» **PROVIDED MATERIAL**
______________________________
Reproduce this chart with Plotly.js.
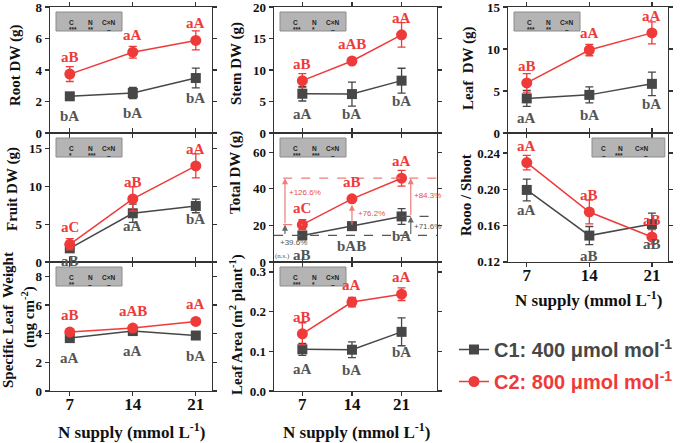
<!DOCTYPE html>
<html>
<head>
<meta charset="utf-8">
<script src="https://cdn.plot.ly/plotly-3.0.1.min.js"></script>
<style>
  html, body { margin: 0; padding: 0; background: #fff; }
  #chart { width: 685px; height: 443px; }
</style>
</head>
<body>
<div id="chart"></div>
<script>
const nSupply = [7, 14, 21];

// root dry weight
const rootC1 = [2.33, 2.54, 3.49];
const rootC1Err = [0.15, 0.35, 0.63];
const rootC2 = [3.74, 5.13, 5.88];
const rootC2Err = [0.47, 0.37, 0.6];
const rootC1Lab = ['bA', 'bA', 'bA'];
const rootC2Lab = ['aB', 'aA', 'aA'];
const rootStats = ['***', '**', '–'];

// stem dry weight
const stemC1 = [6.23, 6.18, 8.31];
const stemC1Err = [1.15, 1.9, 1.97];
const stemC2 = [8.31, 11.43, 15.58];
const stemC2Err = [1.1, 0.3, 1.95];
const stemC1Lab = ['aA', 'bA', 'bA'];
const stemC2Lab = ['aB', 'aAB', 'aA'];
const stemStats = ['***', '*', '–'];

// leaf dry weight
const leafC1 = [4.12, 4.54, 5.85];
const leafC1Err = [0.95, 0.95, 1.4];
const leafC2 = [5.96, 9.88, 11.92];
const leafC2Err = [1.1, 0.68, 1.3];
const leafC1Lab = ['aA', 'bA', 'bA'];
const leafC2Lab = ['aB', 'aA', 'aA'];
const leafStats = ['***', '**', '–'];

// fruit dry weight
const fruitC1 = [1.81, 6.46, 7.43];
const fruitC1Err = [0.3, 1.2, 0.9];
const fruitC2 = [2.35, 8.36, 12.74];
const fruitC2Err = [0.75, 1.6, 1.6];
const fruitC1Lab = ['aB', 'aA', 'bA'];
const fruitC2Lab = ['aC', 'aB', 'aA'];
const fruitStats = ['*', '***', '–'];

// total dry weight
const totalC1 = [14.5, 19.6, 24.9];
const totalC1Err = [1.0, 1.5, 4.3];
const totalC2 = [20.4, 34.5, 45.8];
const totalC2Err = [2.7, 1.0, 4.3];
const totalC1Lab = ['aB', 'bAB', 'bA'];
const totalC2Lab = ['aC', 'aB', 'aA'];
const totalStats = ['***', '***', '–'];
const totalGains = ['+126.6%', '+76.2%', '+84.3%', '+39.6%', '+71.6%'];

// root / shoot ratio
const ratioC1 = [0.1993, 0.149, 0.1617];
const ratioC1Err = [0.012, 0.01, 0.012];
const ratioC2 = [0.2294, 0.175, 0.1475];
const ratioC2Err = [0.008, 0.013, 0.008];
const ratioC1Lab = ['aA', 'aB', 'aB'];
const ratioC2Lab = ['aA', 'aB', 'aB'];
const ratioStats = ['–', '***', '–'];

// specific leaf weight
const slwC1 = [3.69, 4.18, 3.87];
const slwC1Err = [0.12, 0.1, 0.1];
const slwC2 = [4.11, 4.39, 4.85];
const slwC2Err = [0.1, 0.12, 0.12];
const slwC1Lab = ['aA', 'aA', 'bA'];
const slwC2Lab = ['aB', 'aAB', 'aA'];
const slwStats = ['**', '–', '–'];

// leaf area
const areaC1 = [0.105, 0.104, 0.149];
const areaC1Err = [0.015, 0.02, 0.035];
const areaC2 = [0.144, 0.224, 0.244];
const areaC2Err = [0.028, 0.012, 0.016];
const areaC1Lab = ['aA', 'bA', 'bA'];
const areaC2Lab = ['aB', 'aA', 'aA'];
const areaStats = ['***', '*', '–'];

const grey = '#474747';
const red = '#ef3a3a';
const serif = 'Liberation Serif';
const sans = 'Liberation Sans';
const W = 685, H = 443;

const colX = [[50, 212], [274, 437], [508, 668]];
const rowY = [[7, 133], [133, 262], [262, 391]];
const xRanges = [[4.8, 22.8], [3, 26], [4.9, 22.8]];
const xDom = (c) => [colX[c][0] / W, colX[c][1] / W];
const yDom = (r) => [1 - rowY[r][1] / H, 1 - rowY[r][0] / H];

const panels = [
    {c1: rootC1, e1: rootC1Err, c2: rootC2, e2: rootC2Err, l1: rootC1Lab, l2: rootC2Lab, stats: rootStats, col: 0, row: 0, yr: [0, 8.001], dtick: 2, fmt: 'd'},
    {c1: stemC1, e1: stemC1Err, c2: stemC2, e2: stemC2Err, l1: stemC1Lab, l2: stemC2Lab, stats: stemStats, col: 1, row: 0, yr: [0, 20.001], dtick: 5, fmt: 'd'},
    {c1: leafC1, e1: leafC1Err, c2: leafC2, e2: leafC2Err, l1: leafC1Lab, l2: leafC2Lab, stats: leafStats, col: 2, row: 0, yr: [0, 15.001], dtick: 5, fmt: 'd'},
    {c1: fruitC1, e1: fruitC1Err, c2: fruitC2, e2: fruitC2Err, l1: fruitC1Lab, l2: fruitC2Lab, stats: fruitStats, col: 0, row: 1, yr: [0, 17.1], dtick: 5, fmt: 'd', low: -13},
    {c1: totalC1, e1: totalC1Err, c2: totalC2, e2: totalC2Err, l1: totalC1Lab, l2: totalC2Lab, stats: totalStats, col: 1, row: 1, yr: [0, 70.5], dtick: 20, fmt: 'd'},
    {c1: ratioC1, e1: ratioC1Err, c2: ratioC2, e2: ratioC2Err, l1: ratioC1Lab, l2: ratioC2Lab, stats: ratioStats, col: 2, row: 1, yr: [0.1199, 0.262], dtick: 0.04, fmt: '.2f', xlabels: true, statsRight: true},
    {c1: slwC1, e1: slwC1Err, c2: slwC2, e2: slwC2Err, l1: slwC1Lab, l2: slwC2Lab, stats: slwStats, col: 0, row: 2, yr: [0, 9], dtick: 2, fmt: 'd', xlabels: true},
    {c1: areaC1, e1: areaC1Err, c2: areaC2, e2: areaC2Err, l1: areaC1Lab, l2: areaC2Lab, stats: areaStats, col: 1, row: 2, yr: [0, 0.325], dtick: 0.1, fmt: '.1f', xlabels: true},
];

let data = [];
let shapes = [];
let annotations = [];

let layout = {
    width: W,
    height: H,
    margin: {l: 0, r: 0, t: 0, b: 0},
    paper_bgcolor: '#fff',
    plot_bgcolor: '#fff',
    showlegend: true,
    legend: {
        x: 454 / W, y: 1 - 330 / H, xanchor: 'left', yanchor: 'top',
        font: {family: sans, size: 20, weight: 'bold', color: grey},
        bgcolor: 'rgba(0,0,0,0)', itemwidth: 30,
    },
    legend2: {
        x: 454 / W, y: 1 - 362 / H, xanchor: 'left', yanchor: 'top',
        font: {family: sans, size: 20, weight: 'bold', color: red},
        bgcolor: 'rgba(0,0,0,0)', itemwidth: 30,
    },
};

panels.forEach((p, i) => {
    const n = i === 0 ? '' : String(i + 1);
    const xa = 'x' + n, ya = 'y' + n;
    const ph = rowY[p.row][1] - rowY[p.row][0];

    layout['xaxis' + n] = {
        domain: xDom(p.col), range: xRanges[p.col], anchor: ya,
        tickvals: nSupply, ticks: 'outside', ticklen: 4, tickwidth: 1.2, tickcolor: '#333',
        showline: true, mirror: 'allticks', linecolor: '#333', linewidth: 1.3,
        showgrid: false, zeroline: false, showticklabels: !!p.xlabels,
        ticklabelstandoff: -7,
        tickfont: {family: serif, size: 17, weight: 'bold', color: '#111'},
    };
    layout['yaxis' + n] = {
        domain: yDom(p.row), range: p.yr, anchor: xa,
        tick0: p.yr[0] > 0 ? 0.12 : 0, dtick: p.dtick, tickformat: p.fmt,
        ticks: 'outside', ticklen: 4, tickwidth: 1.2, tickcolor: '#333',
        showline: true, mirror: 'allticks', linecolor: '#333', linewidth: 1.3,
        showgrid: false, zeroline: false, ticklabeloverflow: 'allow',
        tickfont: {family: serif, size: 13, weight: 'bold', color: '#111'},
    };

    data.push({
        x: nSupply, y: p.c1, xaxis: xa, yaxis: ya,
        type: 'scatter', mode: 'lines+markers',
        name: 'C1: 400 μmol mol<sup>-1</sup>', legend: 'legend', showlegend: i === 0,
        line: {color: grey, width: 1.5},
        marker: {symbol: 'square', size: 10, color: grey},
        error_y: {type: 'data', array: p.e1, color: grey, thickness: 1.3, width: 4},
    });
    data.push({
        x: nSupply, y: p.c2, xaxis: xa, yaxis: ya,
        type: 'scatter', mode: 'lines+markers',
        name: 'C2: 800 μmol mol<sup>-1</sup>', legend: 'legend2', showlegend: i === 0,
        line: {color: red, width: 1.5},
        marker: {symbol: 'circle', size: 11, color: red},
        error_y: {type: 'data', array: p.e2, color: red, thickness: 1.3, width: 4},
    });

    // significance letters
    nSupply.forEach((x, k) => {
        annotations.push({
            xref: xa, yref: ya, x, y: p.c2[k], yshift: 17, showarrow: false,
            text: p.l2[k], font: {family: serif, size: 15, weight: 'bold', color: red},
        });
        annotations.push({
            xref: xa, yref: ya, x, y: p.c1[k], yshift: p.low || -20, showarrow: false,
            text: p.l1[k], font: {family: serif, size: 15, weight: 'bold', color: '#555'},
        });
    });

    // ANOVA box
    const pw = colX[p.col][1] - colX[p.col][0];
    const bx0 = p.statsRight ? 0.525 : 6 / pw;
    const bx1 = p.statsRight ? 0.98 : 72 / pw;
    shapes.push({
        type: 'rect', xref: xa + ' domain', yref: ya + ' domain',
        x0: bx0, x1: bx1, y0: 1 - 24 / ph, y1: 1 - 5 / ph,
        fillcolor: '#b4b4b4', line: {color: '#8c8c8c', width: 1},
    });
    ['C', 'N', 'C×N'].forEach((h, k) => {
        const fx = bx0 + (bx1 - bx0) * [0.16, 0.46, 0.8][k];
        annotations.push({
            xref: xa + ' domain', yref: ya + ' domain', x: fx, y: 1 - 10 / ph,
            showarrow: false, text: h, font: {family: sans, size: 6.5, weight: 'bold', color: '#222'},
        });
        annotations.push({
            xref: xa + ' domain', yref: ya + ' domain', x: fx, y: 1 - 17 / ph,
            showarrow: false, text: p.stats[k], font: {family: sans, size: 6.5, weight: 'bold', color: '#222'},
        });
    });
});

// Total DW: reference lines and percentage arrows
const redSoft = '#f07b7b';
shapes.push(
    {type: 'line', xref: 'x5', yref: 'y5', x0: 4.3, x1: 7, y0: totalC2[0], y1: totalC2[0], line: {color: redSoft, width: 1.2, dash: 'dash'}},
    {type: 'line', xref: 'x5', yref: 'y5', x0: 4.3, x1: 26, y0: totalC2[2], y1: totalC2[2], line: {color: redSoft, width: 1.2, dash: 'dash'}},
    {type: 'line', xref: 'x5', yref: 'y5', x0: 3, x1: 26, y0: totalC1[0], y1: totalC1[0], line: {color: '#555', width: 1.2, dash: 'dash'}},
    {type: 'line', xref: 'x5', yref: 'y5', x0: 21, x1: 26, y0: totalC1[2], y1: totalC1[2], line: {color: '#555', width: 1.2, dash: 'dash'}},
);
const arrow = (x, yTo, yFrom, color, standoff) => ({
    xref: 'x5', yref: 'y5', axref: 'x5', ayref: 'y5',
    x, y: yTo, ax: x, ay: yFrom, text: '', showarrow: true,
    arrowhead: 2, arrowsize: 1, arrowwidth: 1.2, arrowcolor: color, standoff: standoff || 0,
});
annotations.push(
    arrow(4.55, totalC2[2], totalC2[0], redSoft),
    arrow(4.55, totalC2[0], totalC1[0], '#666'),
    arrow(14, totalC2[1], totalC1[1], redSoft, 6),
    arrow(22.3, totalC2[2], totalC1[2], redSoft),
    arrow(22.3, totalC1[2], totalC1[0], '#666'),
);
const gainPos = [[4.84, 38.2], [14.6, 26.7], [22.5, 36.5], [3.5, 10.9], [22.5, 19.6]];
totalGains.forEach((g, k) => {
    annotations.push({
        xref: 'x5', yref: 'y5', x: gainPos[k][0], y: gainPos[k][1], xanchor: 'left',
        showarrow: false, text: g,
        font: {family: sans, size: 8, color: k >= 3 ? '#555' : '#e8504f'},
    });
});
annotations.push({
    xref: 'x5', yref: 'y5', x: 5.6, y: 3.3, xanchor: 'right', showarrow: false,
    text: '(n.s.)', font: {family: serif, size: 7, color: '#555'},
});

// axis titles
const title = (text, px, py, angle, size) => ({
    xref: 'paper', yref: 'paper', x: px / W, y: 1 - py / H,
    xanchor: 'center', yanchor: 'middle', showarrow: false, textangle: angle,
    text, font: {family: serif, size: size || 15, weight: 'bold', color: '#111'},
});
annotations.push(
    title('Root DW (g)', 15, 66, -90),
    title('Stem DW (g)', 237, 64, -90),
    title('Leaf  DW (g)', 468, 69, -90),
    title('Fruit DW (g)', 12, 189, -90),
    title('Total DW (g)', 236, 173, -90),
    title('Rooo / Shoot', 466, 195, -90),
    title('Specific Leaf  Weight', 8, 320, -90),
    title('(mg cm<sup>-2</sup>)', 28, 317, -90),
    title('Leaf Area (m<sup>2</sup> plant<sup>-1</sup>)', 236, 325, -90),
    title('N supply (mmol L<sup>-1</sup>)', 131, 431, 0, 17),
    title('N supply (mmol L<sup>-1</sup>)', 356, 431, 0, 17),
    title('N supply (mmol L<sup>-1</sup>)', 588, 299, 0, 17),
);

layout.shapes = shapes;
layout.annotations = annotations;

Plotly.newPlot('chart', data, layout, {displayModeBar: false, staticPlot: true});
</script>
</body>
</html>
______________________________
» **WHAT YOU ARE ASKED TO DO**
Leave out every line without the string "chart" and copy the rest.

» **SOLVED PROBLEM**
Reproduce this chart with Plotly.js.
  #chart { width: 685px; height: 443px; }
<div id="chart"></div>
Plotly.newPlot('chart', data, layout, {displayModeBar: false, staticPlot: true});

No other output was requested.